Network Deployment (Distributed operating systems), v8.0 > Applications > Service integration > Message stores > Message store high availability > Data store high availability
Highly available databases
Highly available databases are highly scalable and depend on a relational database management system (RDBMS) that is always running. Restrictions apply when you choose a highly available database as your data store for the messaging engine.
Databases that have a high availability framework or feature might have redundant primary and standby servers. If you are using such a database as your data store, certain specific actions are required:
- Ensure that the primary and standby databases are identical when the standby database takes over from the primary database, unless you stop and restart your messaging engine before connections are routed to the standby database. If database clients, such as the messaging engine, are routed by the system from the primary database to the standby database, the messaging engine relies on the data in both databases being identical.

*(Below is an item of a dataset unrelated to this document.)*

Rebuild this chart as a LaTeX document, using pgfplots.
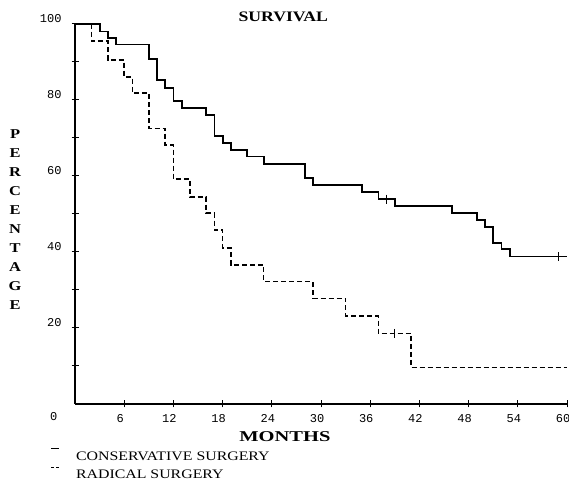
\documentclass[border=0pt]{standalone}
\usepackage{fontspec}
\setmainfont{Liberation Serif}[FakeStretch=1.22]
\newfontfamily\tickfont{Liberation Mono}
\usepackage{graphicx}
\usepackage{pgfplots}
\pgfplotsset{compat=1.18}
\begin{document}
\begin{tikzpicture}
\begin{axis}[
  x=8.2pt, y=3.8pt,
  xmin=0, xmax=60, ymin=0, ymax=100,
  enlargelimits=false,
  axis x line=bottom, axis y line=left,
  axis line style={-, line width=1.8pt},
  clip=false,
  xtick={6,12,...,60},
  ytick={20,40,...,100},
  minor ytick={10,30,50,70,90},
  tick align=center,
  major tick length=7pt, minor tick length=7pt,
  tick style={black, line width=1pt},
  /pgf/number format/assume math mode=true,
  ticklabel style={font=\tickfont\fontsize{12}{12}\selectfont},
  xticklabel style={yshift=-3.5pt, xshift=-4pt},
  yticklabel style={xshift=-6.5pt, yshift=5.5pt},
]
% Radical surgery (dashed)
\addplot[const plot, black, line width=1.5pt, dash pattern=on 5pt off 3pt] coordinates {
(0,100) (2,95.5) (4,90.5) (6,86.1) (7,81.8) (9,72.5) (11,68.2) (12,59.2)
(14,54.4) (16,50.2) (17,45.8) (18,41.0) (19,36.6) (23,32.2) (29,27.8)
(33,23.2) (37,18.6) (41,9.6) (60,9.6)
};
% Conservative surgery (solid)
\addplot[const plot, black, line width=1.8pt] coordinates {
(0,100) (3,98.0) (4,96.2) (5,94.6) (9,90.7) (10,85.3) (11,83.2) (12,79.8)
(13,77.8) (16,76.1) (17,70.5) (18,68.6) (19,66.8) (21,65.1) (23,63.2)
(28,59.4) (29,57.6) (35,55.7) (37,53.9) (39,52.1) (46,50.3) (49,48.4)
(50,46.5) (51,42.4) (52,40.7) (53,38.8) (60,38.8)
};
% censored observations
\addplot[only marks, mark=|, mark size=4.5pt, mark options={line width=1.1pt, black}] coordinates {(38,53.9) (59,38.8) (39,18.6)};

\node[font=\tickfont\fontsize{12}{12}\selectfont] at (axis cs:-2.6,-3.4) {0};
\node[font=\bfseries\fontsize{14.5}{15}\selectfont] at (axis cs:25.4,101.8) {SURVIVAL};
\node[font=\bfseries\fontsize{15}{16}\selectfont] at (axis cs:25.6,-8.7) {\scalebox{1.12}[1]{MONTHS}};
\node[font=\bfseries\fontsize{13.5}{19}\selectfont, align=center, inner sep=0pt] at (axis cs:-7.3,48.5) {P\\E\\R\\C\\E\\N\\T\\A\\G\\E};
\node[font=\fontsize{13}{14}\selectfont, anchor=west, inner sep=0pt] at (axis cs:0.1,-13.7) {CONSERVATIVE SURGERY};
\node[font=\fontsize{13}{14}\selectfont, anchor=west, inner sep=0pt] at (axis cs:0.1,-18.4) {RADICAL SURGERY};
\draw[black, line width=0.9pt] (axis cs:-2.9,-11.8) -- (axis cs:-2.0,-11.8);
\draw[black, line width=0.9pt] (axis cs:-2.9,-16.8) -- (axis cs:-2.6,-16.8);
\draw[black, line width=0.9pt] (axis cs:-2.3,-16.8) -- (axis cs:-2.0,-16.8);

\coordinate (bl) at (axis cs:-9.146,-20.53);
\coordinate (tr) at (axis cs:60.24,106.3);
\end{axis}
\pgfresetboundingbox
\path[use as bounding box] (bl) rectangle (tr);
\end{tikzpicture}
\end{document}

- Do not use the one-phase commit optimization that enables applications to share the JDBC connections used by a messaging engine.
If you use the High Availability Data Recovery (HADR) feature of DB2, note the following restrictions:
- The messaging engine default messaging provider supports only the synchronous and near-synchronoous synchronization modes of HADR. The default messaging provider does not support asynchronous HADR configurations.
- The TAKEOVER BY FORCE command is permitted only when the standby database is in peer state, or when the standby database had last changed from peer state to its current state (such as disconnected state).
If you configure a WAS to use a highly available database as your data store and a database failover occurs, the application server on which the messaging engine is running might stop. The cause of this problem is that the messaging engine cannot always treat the failover as a transient communications error.
When you configure a messaging engine to use a highly available database for its data store, ensure that the messaging engine can restart automatically following an application server failure. Choose the option that is appropriate for the configuration:
- If you are running a single server, WAS provides no failover support. Consider other high availability provisions.
- If you are running WAS Network Deployment without clustering, the default configuration for the node agent ensures automatic restart.
- If you are running WAS Network Deployment with clustering, peer recovery restarts the messaging engine. Ensure that we have configured the high availability policy to enable peer recovery.